Há dez anos, nesta data, eu corria para a obra que deveria ter terminado, para inauguração do Jojo Bistrô. Renascimento. O Bistrô foi uma renovação pra mim logo depois da morte do meu pai, o jornalista Oséas Carvalho. O bairro mais bucólico da Zona Sul estava se transformando em um polo gastronômico supercharmoso. Éramos seis naquela altura da Rua Pacheco Leão; depois vieram outros, mais perto da Rua Jardim Botânico, e, alguns anos depois, outros, na Rua Carandaí, para sacramentar a cultura gastronômica do bairro.

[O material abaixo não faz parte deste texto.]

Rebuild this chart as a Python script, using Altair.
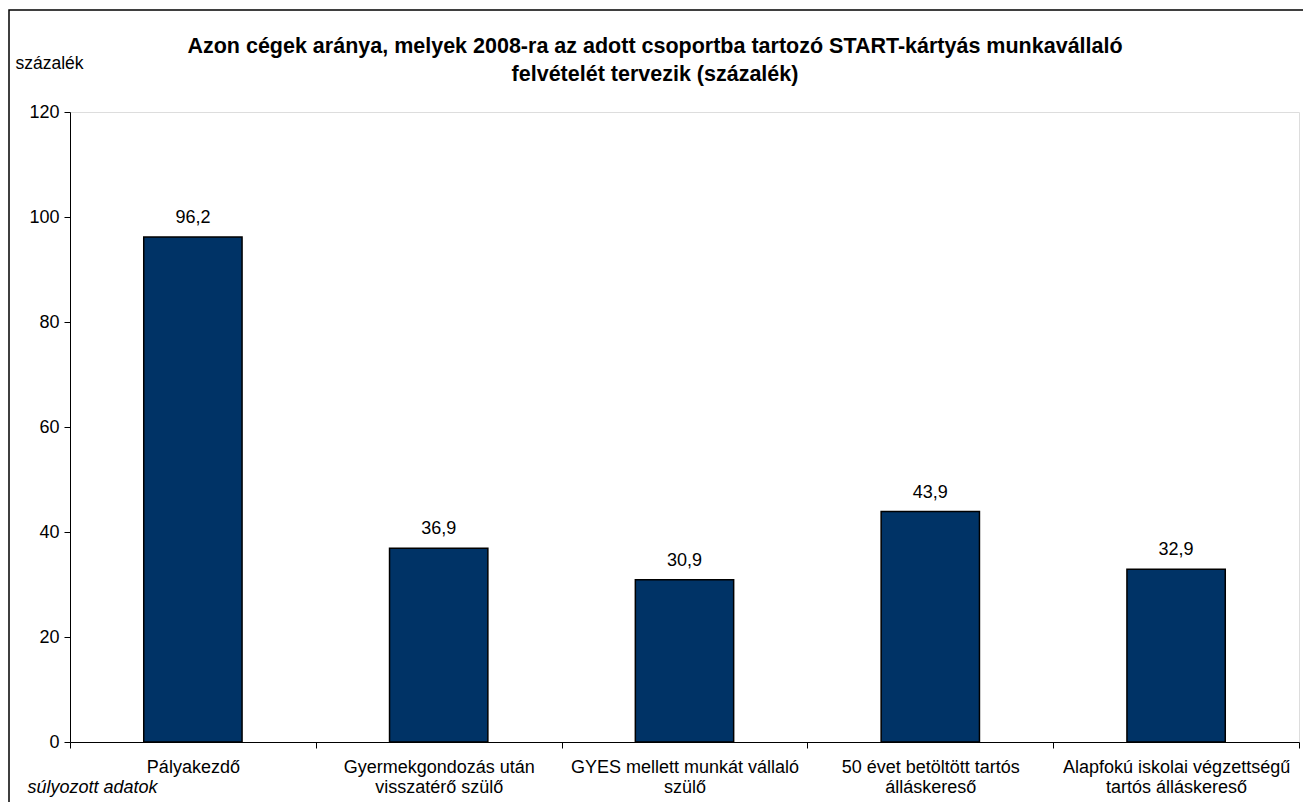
import altair as alt
import pandas as pd

categories = [
    "Pályakezdő",
    "Gyermekgondozás után|visszatérő szülő",
    "GYES mellett munkát vállaló|szülő",
    "50 évet betöltött tartós|álláskereső",
    "Alapfokú iskolai végzettségű|tartós álláskereső",
]
values = [96.2, 36.9, 30.9, 43.9, 32.9]
y_ticks = [0, 20, 40, 60, 80, 100, 120]
title_lines = [
    "Azon cégek aránya, melyek 2008-ra az adott csoportba tartozó START-kártyás munkavállaló",
    "felvételét tervezik (százalék)",
]

FONT = "Liberation Sans"
W, H = 1229, 630

df = pd.DataFrame({"cat": categories, "v": values})

x = alt.X(
    "cat:N", sort=None, title="súlyozott adatok",
    scale=alt.Scale(paddingInner=0, paddingOuter=0),
    axis=alt.Axis(
        tickBand="extent", labelAngle=0, labelExpr="split(datum.label, '|')",
        tickSize=6, tickColor="black", domainColor="black", labelPadding=10,
        labelFont=FONT, labelFontSize=18, labelColor="black", labelLineHeight=20,
        labelBaseline="top", labelLimit=0,
        titleX=-43, titleY=45, titleAlign="left", titleBaseline="middle",
        titleFont=FONT, titleFontSize=18, titleFontStyle="italic",
        titleFontWeight="normal", titleColor="black",
    ),
)
y = alt.Y(
    "v:Q", title="százalék",
    scale=alt.Scale(domain=[0, 120], nice=False),
    axis=alt.Axis(
        values=y_ticks, grid=False, tickSize=6, tickColor="black",
        domainColor="black", labelPadding=5, labelFont=FONT, labelFontSize=18,
        labelColor="black",
        titleAngle=0, titleX=-55, titleY=-49, titleAlign="left",
        titleBaseline="middle", titleFont=FONT, titleFontSize=17.5,
        titleFontWeight="normal", titleColor="black",
    ),
)

base = alt.Chart(df)
bars = base.mark_bar(
    width=alt.RelativeBandSize(0.4), color="#003366", stroke="black", strokeWidth=1.5
).encode(x=x, y=y)
labels = base.transform_calculate(
    lbl="replace(format(datum.v, '.1f'), '.', ',')"
).mark_text(
    baseline="bottom", dy=-10, font=FONT, fontSize=18, color="black"
).encode(x=alt.X("cat:N", sort=None), y="v:Q", text="lbl:N")

one = pd.DataFrame({"a": [0]})
frame = alt.Chart(one).mark_rect(
    fill=None, stroke="black", strokeWidth=1.5
).encode(
    x=alt.value(-61), x2=alt.value(1300), y=alt.value(-102), y2=alt.value(760)
)
title = alt.Chart(one).mark_text(
    text=title_lines, font=FONT, fontSize=21.5, fontWeight="bold", color="black",
    align="center", baseline="alphabetic", lineHeight=28,
).encode(x=alt.value(585), y=alt.value(-59))

chart = alt.layer(frame, title, bars, labels).properties(
    width=W, height=H,
    autosize=alt.AutoSizeParams(type="none"),
    padding={"left": 62, "top": 104, "right": 4, "bottom": 60},
).configure_view(stroke="#777777", strokeWidth=1.5).configure(background="white")

chart.save("out.html", embed_options={"renderer": "svg", "actions": False})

Costumo dizer que foram a casinha, o bairro e os vizinhos que inspiraram nosso cardápio, nosso estilo, nossa cara. Inaugurei com um “pé na porta” do amigo e vizinho Dado Villa-Lobos, que fez a primeira reserva, para oito pessoas, no sábado, dia 30 de julho de 2011; depois disso, outros amigos vieram em massa. Os vizinhos ficaram cabreiros, com medo da bagunça que poderíamos fazer. Contive-me, segurei a onda dos clientes que se animavam com a beleza e tranquilidade das casinhas da Chácara do Algodão. Foquei nosso atendimento nas mesas, na culinária e nos vinhos especiais. Ocupar uma pequena calçada, com poucas mesas, e atender em um ambiente de 40m2 era um desafio. Às vezes, sentia-me montando um acampamento, mas vibrava ao ver a alegria dos clientes com nossas comidinhas feitas em dois cooktops e um forno elétrico!
Muita alegria, romance, amizade rolam ali todos os dias. A equipe que está comigo há muitos anos (tem gente que está desde o comecinho mesmo) — Guigui, Naná, Julie, Eduardo e Cabelinho, Gege e Berg — é um de meus maiores orgulhos. Nosso rápido estabelecimento se deu com Happy Oyster, às quintas-feiras, quando recebemos as ostras vivas de Santa Catarina e as vendíamos no carrinho de cachorro-quente antigo. Era uma novidade que eu tinha trazido dos meses que morei em Paris — ostras abertas na calçada, servidas com espumante e vinho branco, a preços acessíveis. Era gente comendo em cima dos capôs dos carros, sentados no meio-fio, e as mesas todas ocupadas. As ostras do sul se espalharam pelo Brasil e Florianópolis; hoje está em muitas outras cidades e restaurantes. Orgulho!
Sol, chuva, frio e calor. Estamos quase como um quiosque à beira-mar: totalmente expostos às intempéries e às situações da rua (carros, ônibus, bicicletas, obras, caminhões, enchentes). Vizinhos que amam, vizinhos que não amam tanto assim… Vizinhos que nos ajudaram a fazer o nosso Jojo. Vizinhos que brigam e se chateiam. A região já era um ponto dos artistas que compravam as casinhas da antiga fábrica de tecidos América Fabril para seus ateliês, que, junto aos moradores originais, gente linda que nasceu ali, fazem do lugar uma mistura muito especial. São filmes, fotos, locações, arte de portas abertas, bikers do Alto da Boa Vista…
Mas os desafios não terminavam. Parece que, a cada respiro, mais provações vinham para nos agarrarmos. Veio Bolsonaro e ganhamos a fama de ”o restaurante inimigo do Presidente”, segundo seus seguidores. E veio a pandemia. Não sabíamos, e ainda não sabemos, como sobreviveríamos a isso. Ter um pequeno negócio no Rio é andar numa eterna corda bamba.
O mundo inteiro abre e fecha, mas nossa calçada, nesta pandemia, sai vitoriosa, e depois de um ano e dois meses, os cariocas querem ir pra rua. Hoje, 10 anos depois, somos nós, sozinhos, na Pacheco Leão. Os restaurantes todos se foram, fecharam. Começou pelo Couve-Flor, o Bar Sobe, o Borogodó, o Bar do Horto, o Yumê. Muitos na Lopes Quintas, e nós, aqui, permanecemos e permaneceremos. Agora, aguardamos um olhar carinhoso da prefeitura para que não abandone os cuidados com o bairro, tombado pelo Patrimônio Histórico, das forças de segurança pública e dos donos dos futuros restaurantes que abrirão nas casas desocupadas. Volta, Horto! Viva o Horto!
Joana Carvalho estudou Comunicação, trabalhou em jornal, teatro, cinema, TV, assessoria de imprensa e marketing; no entanto, desde que conheceu a gastronomia, dedicou-se à cozinha. Hoje tem o recém-inaugurado Proa Cozinha Bar, no Baixo Gávea, e o Jojö Café Bistrô, no Horto.